Written, produced & directed by Madeleine Sims-Fewer and Dusty Mancinelli
Secrets, carnality, violence, revenge and the merciless spell of the natural world all hover over an ostensibly carefree family get-together in VIOLATION, part of the Midnight Madness programme at the 2020 Toronto International Film Festival.
This audacious debut feature from writer-producer-directors Madeleine Sims-Fewer and Dusty Mancinelli, is also foregrounded by an uncompromising lead performance by Sims-Fewer herself. This mesmerizing star-turn, paralleled by her ingenuity as a filmmaker, makes this Canadian a quadruple threat.
And these efforts have not gone unnoticed. Tapped by TIFF, Sims-Fewer is one of this year’s four Rising Stars just announced by the festival.

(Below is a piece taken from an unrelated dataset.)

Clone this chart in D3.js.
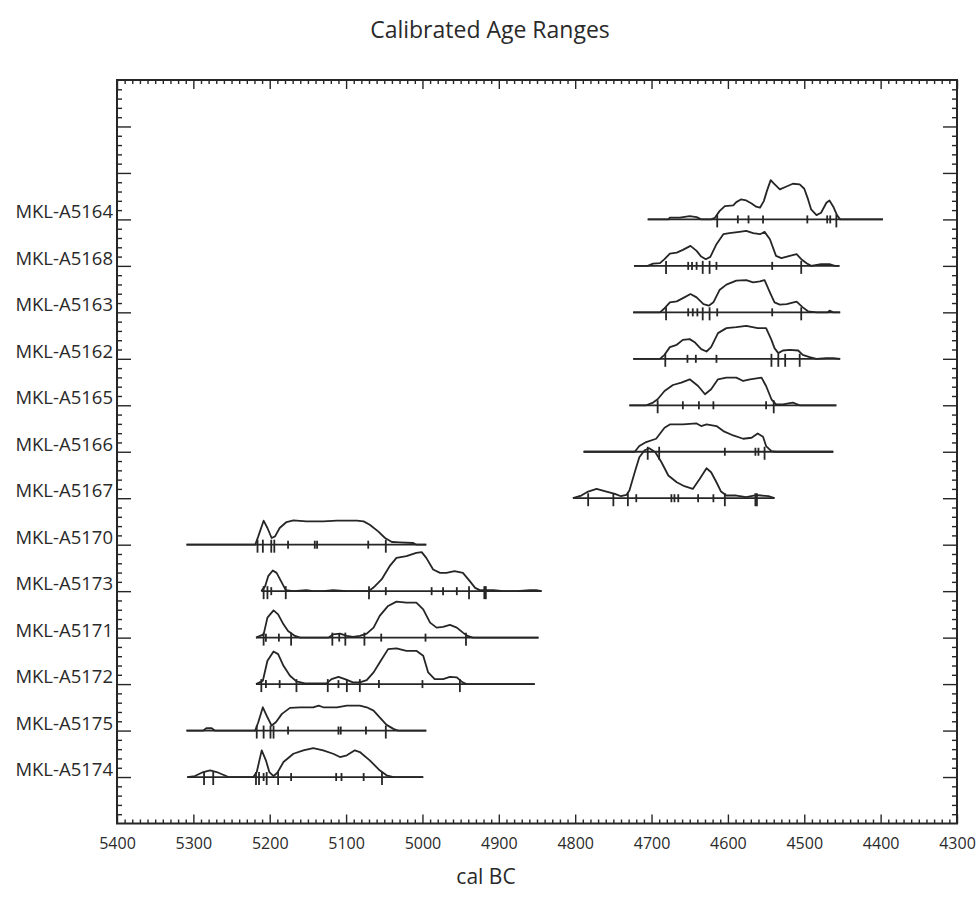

Violation is a chilling and gruesome portrait of trust, loyalty, and sibling rivalry that pulls the audience through a dark vortex into a PTSD memory smash and untangles a sticky web of trauma and resentment.
In a film that transports itself seamlessly between recent past and present, the audience first meets Miriam (Sims-Fewer) and her partner Caleb (Obi Abili) as they drive to the rustic lakeside cottage property owned by Dylan (Jesse LaVercombe), who is married to Miriam’s sister Greta (Anna Maguire).
A sibling relationship that is outwardly loving and bonded by a shared British upbringing, soon reveals unspoken fractures, and bottled-up resentments that play out in the course of a profoundly troubled weekend.
Meanwhile, Dylan, the almost aggressively understanding and helpful brother-in-law, has another side that lies not far beneath the surface.
Shot using all-natural light, a la Terrence Malick’s Days of Heaven, and with a plot and style that evokes Lars von Trier’s Antichrist, VIOLATION seeks to push forward the aesthetic of anti-artifice that began to assert itself at the beginning of the 21st Century. Its mood is dictated by its natural environment, and by the all-too-human motivations of its characters, unhindered by civilization and the presence of others.
And all around in the wild, we see living metaphors in the familiar dance of predator and prey.
“We are massive fans of revenge films, but were interested in flipping the genre on its head,” says Mancinelli, “exploring the brutality of revenge from an unflinchingly human perspective.”
“Although the film is violent and explicit,” adds Sims-Fewer, “at its heart it’s a character study about sisters, and the complicated nature of trauma.”
“Halfway through my first watch of VIOLATION, I was so impressed by its craft and so rattled by its thousand-yard-stare into human cruelty that I knew its shocking trajectory would gobsmack the Midnight audience”, says TIFF’s Midnight Madness Programmer Peter Kuplowsky. “And whether they’re rapt or repelled by the film, I expect audiences and industry alike will recognize Madeleine and Dusty as major talents.”